Hip arthroscopy rehabilitation typically proceeds through four phases: protection of the repair (weeks 0 to 6), restoration of range of motion and strength (weeks 6 to 16), sport-specific training (weeks 16 to 24), and return to sport (month 6 to 12 for most patients). Patients with cartilage procedures (microfracture, ACI, MACI) have extended protection phases (flat-foot weight-bearing for 8 to 10 weeks) and longer total rehabilitation timelines (12 to 24 months). Those with labral reconstruction rather than repair similarly require additional protection to allow graft incorporation.

Important Limitations of the RAPID Score

• Imaging underestimation of cartilage damage: Even the highest-quality MR arthrography systematically underestimates the extent of acetabular cartilage delamination compared to direct arthroscopic assessment. The RAPID Score incorporates imaging findings and attempts to correct for this underestimation through the clinical and radiographic domains, but some degree of underestimation of the final intraoperative finding is inherent in any preoperative scoring system. Surgeons should always be prepared to find more extensive cartilage damage at arthroscopy than the RAPID Score predicts.
• Operator dependence of imaging interpretation: The quality and accuracy of MR arthrography interpretation for acetabular pathology is highly dependent on radiologist experience and institutional expertise. In centers without dedicated musculoskeletal radiologists experienced in hip pathology, labral tears and cartilage signal abnormalities may be missed or undergraded, leading to falsely low RAPID scores in the imaging domain. Correlation between the treating surgeon and radiologist is essential for optimal preoperative assessment.
• Does not capture posterior or inferior labral pathology: The RAPID Score focuses primarily on the anterosuperior chondrolabral complex, which is the most common site of pathology in cam and pincer FAI. Posterior labral tears from hip dysplasia or posterior impingement, and inferior labral pathology adjacent to the transverse ligament, may not be fully reflected in the score and require specific clinical attention and targeted imaging assessment.
• Does not account for extra-articular pathology: Extra-articular sources of hip pain, including iliopsoas impingement, subspine impingement, ischiofemoral impingement, greater trochanteric pain syndrome, and proximal hamstring pathology, can produce clinical presentations that overlap with intra-articular chondrolabral disruption and may generate positive impingement test findings that inflate the physical examination component of the RAPID Score without reflecting true chondrolabral pathology.
• Bipedal weight-bearing radiographs preferred: The radiographic domain is best assessed using weight-bearing AP pelvis and Dunn lateral views, which most accurately reflect the in vivo hip morphology under physiological loading. Non-weight-bearing or supine radiographs may underestimate the degree of joint space narrowing and do not reflect the full contribution of bony morphology to impingement, potentially leading to underestimation of the radiographic domain score.

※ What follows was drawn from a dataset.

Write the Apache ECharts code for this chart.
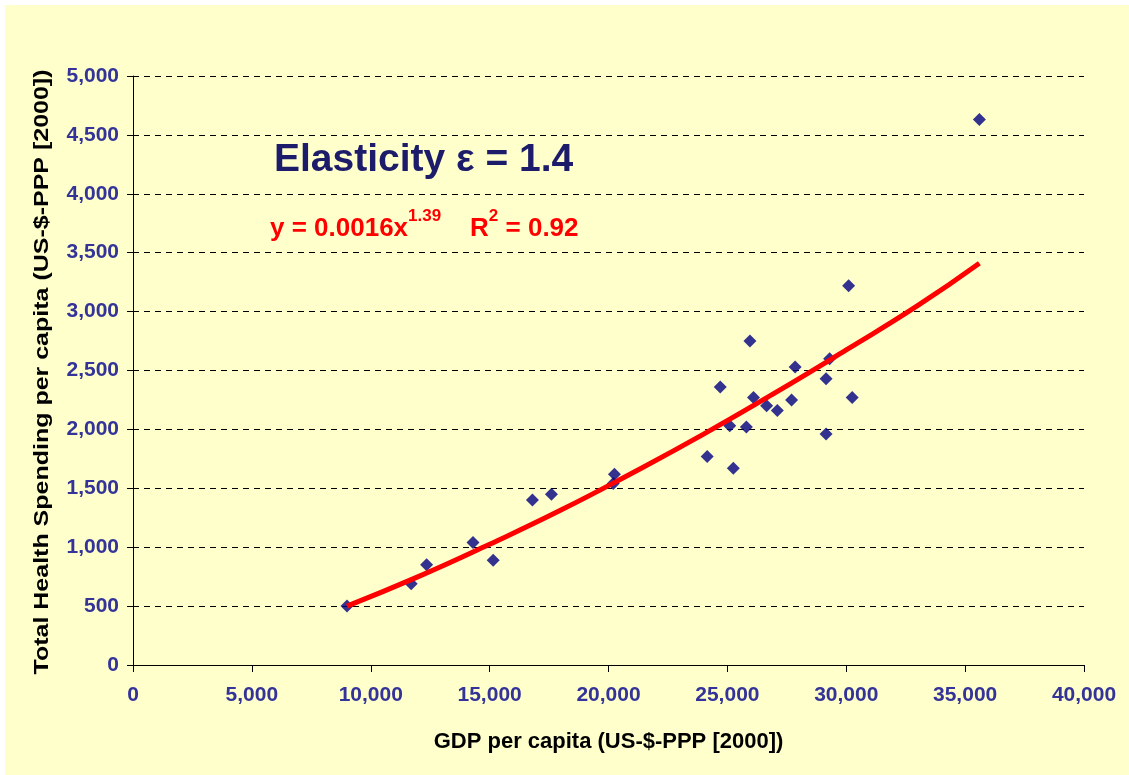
<!DOCTYPE html>
<html>
<head>
<meta charset="utf-8">
<script src="https://cdn.jsdelivr.net/npm/echarts@6/dist/echarts.min.js"></script>
<style>
html,body{margin:0;padding:0;background:#ffffff;}
#chart{width:1129px;height:775px;}
</style>
</head>
<body>
<div id="chart"></div>
<script>
// GDP per capita (US-$-PPP 2000)
var gdp = [9000, 11700, 12350, 14300, 15150, 16800, 17600, 20250, 20200, 24150, 24700, 25950, 27850, 29300, 29150, 26100, 26650, 27100, 27700, 30250, 25100, 25800, 29150, 25250, 30100, 35600];
// Total health spending per capita
var health = [500, 690, 850, 1040, 890, 1400, 1450, 1620, 1540, 1770, 2360, 2750, 2530, 2600, 2430, 2270, 2200, 2160, 2250, 2270, 2030, 2020, 1960, 1670, 3220, 4630];
// Trend line points
var trendX = [9000, 12000, 15000, 18000, 21000, 24000, 27000, 30000, 33000, 35600];
var trendY = [500, 750, 1025, 1315, 1630, 1960, 2310, 2675, 3050, 3410];
var xTicks = {min: 0, max: 40000, interval: 5000};
var yTicks = {min: 0, max: 5000, interval: 500};
var yName = 'Total Health Spending per capita (US-$-PPP [2000])';
var xName = 'GDP per capita (US-$-PPP [2000])';

var font = "'Liberation Sans', Arial, sans-serif";
var scatterData = gdp.map(function (x, i) { return [x, health[i]]; });
var trendData = trendX.map(function (x, i) { return [x, trendY[i]]; });

var chart = echarts.init(document.getElementById('chart'));
chart.setOption({
  backgroundColor: '#ffffff',
  animation: false,
  graphic: [
    {type: 'rect', z: -10, shape: {x: 5, y: 5, width: 1124, height: 770}, style: {fill: '#FFFFCC'}, silent: true},
    {type: 'text', z: 10, left: 274, top: 141, style: {text: 'Elasticity ε = 1.4', font: 'bold 39px ' + font, fill: '#1C1C6B'}},
    {type: 'text', z: 10, left: 270, top: 208, style: {
      text: '{n|y = 0.0016x}{s|1.39}{n|    R}{s|2}{n| = 0.92}',
      fill: '#FF0000',
      rich: {
        n: {fontSize: 26, fontWeight: 'bold', fontFamily: font, color: '#FF0000', lineHeight: 34, verticalAlign: 'bottom'},
        s: {fontSize: 17, fontWeight: 'bold', fontFamily: font, color: '#FF0000', lineHeight: 34, verticalAlign: 'top'}
      }
    }},
    {type: 'text', z: 10, x: 42, y: 372, rotation: Math.PI / 2, scaleX: 1.19, scaleY: 1,
      style: {text: yName, font: 'bold 21px ' + font, fill: '#000000', textAlign: 'center', textVerticalAlign: 'middle'}}
  ],
  grid: {left: 133, right: 45, top: 76, bottom: 110, containLabel: false},
  xAxis: {
    type: 'value', min: xTicks.min, max: xTicks.max, interval: xTicks.interval,
    name: xName, nameLocation: 'middle', nameGap: 66,
    nameTextStyle: {fontFamily: font, fontWeight: 'bold', fontSize: 22, color: '#000000'},
    axisLine: {show: true, lineStyle: {color: '#000000', width: 1}},
    axisTick: {show: true, inside: false, length: 7, lineStyle: {color: '#000000'}},
    axisLabel: {fontFamily: font, fontWeight: 'bold', fontSize: 21, color: '#333399', margin: 20,
      formatter: function (v) { return v.toLocaleString('en-US'); }},
    splitLine: {show: false}
  },
  yAxis: {
    type: 'value', min: yTicks.min, max: yTicks.max, interval: yTicks.interval,
    axisLine: {show: true, lineStyle: {color: '#000000', width: 1}},
    axisTick: {show: true, inside: false, length: 6, lineStyle: {color: '#000000'}},
    axisLabel: {fontFamily: font, fontWeight: 'bold', fontSize: 21, color: '#333399', margin: 14,
      formatter: function (v) { return v.toLocaleString('en-US'); }},
    splitLine: {show: true, lineStyle: {color: '#000000', type: [6, 5], width: 1}}
  },
  series: [
    {type: 'scatter', data: scatterData, symbol: 'diamond', symbolSize: 13,
      itemStyle: {color: '#000080'}, z: 2},
    {type: 'line', data: trendData, smooth: true, showSymbol: false, symbol: 'none',
      lineStyle: {color: '#FF0000', width: 5}, z: 3}
  ]
});
</script>
</body>
</html>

• Patient-reported pain scores are subjective: The pain characteristics domain relies on patient self-report, which is subject to individual variation in pain perception, catastrophizing tendencies, psychological comorbidities, and recall bias for symptom duration. Patients with high pain catastrophizing scores may report severe and disabling pain from relatively modest chondrolabral disruption, inflating the pain domain score relative to the true structural pathology.

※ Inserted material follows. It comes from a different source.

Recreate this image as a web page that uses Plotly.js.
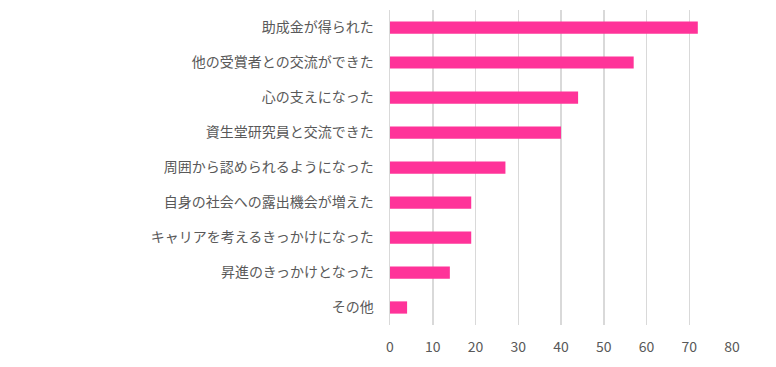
<!DOCTYPE html>
<html>
<head>
<meta charset="utf-8">
<script src="https://cdn.plot.ly/plotly-3.0.1.min.js"></script>
<style>html,body{margin:0;padding:0;background:#fff;}#chart{width:776px;height:367px;}</style>
</head>
<body>
<div id="chart"></div>
<script>
var categories = [
  "助成金が得られた",
  "他の受賞者との交流ができた",
  "心の支えになった",
  "資生堂研究員と交流できた",
  "周囲から認められるようになった",
  "自身の社会への露出機会が増えた",
  "キャリアを考えるきっかけになった",
  "昇進のきっかけとなった",
  "その他"
];
var values = [72, 57, 44, 40, 27, 19, 19, 14, 4];
var xTicks = [0, 10, 20, 30, 40, 50, 60, 70, 80];

var trace = {
  type: "bar",
  orientation: "h",
  y: categories,
  x: values,
  width: 0.35,
  marker: {color: "#ff3399"},
  hoverinfo: "x+y"
};

var layout = {
  width: 776,
  height: 367,
  margin: {l: 390, r: 44, t: 10, b: 42, pad: 0},
  paper_bgcolor: "#ffffff",
  plot_bgcolor: "#ffffff",
  showlegend: false,
  font: {family: "Noto Sans CJK JP, sans-serif", color: "#595959", size: 14},
  xaxis: {
    range: [0, 80],
    tickvals: xTicks,
    ticktext: xTicks.map(String),
    showgrid: true,
    gridcolor: "#d9d9d9",
    gridwidth: 1.5,
    zeroline: false,
    showline: false,
    ticks: "",
    ticklabelstandoff: 12,
    tickfont: {size: 14, color: "#595959", family: "Noto Sans CJK JP, sans-serif"},
    fixedrange: true
  },
  yaxis: {
    autorange: "reversed",
    categoryorder: "array",
    categoryarray: categories,
    showgrid: false,
    zeroline: false,
    showline: true,
    linecolor: "#d9d9d9",
    linewidth: 1.5,
    ticks: "",
    ticklabelstandoff: 12,
    tickfont: {size: 14, color: "#595959", family: "Noto Sans CJK JP, sans-serif"},
    fixedrange: true
  }
};

Plotly.newPlot("chart", [trace], layout, {displayModeBar: false, staticPlot: true});
</script>
</body>
</html>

• Not validated for pediatric or adolescent populations: Hip pathology in skeletally immature patients differs substantially from adult pathology in terms of bony morphology, growth-related labral characteristics, and healing biology. The RAPID Score was developed and validated in adult patients and should not be applied to pediatric or adolescent patients in whom different scoring systems and clinical considerations apply.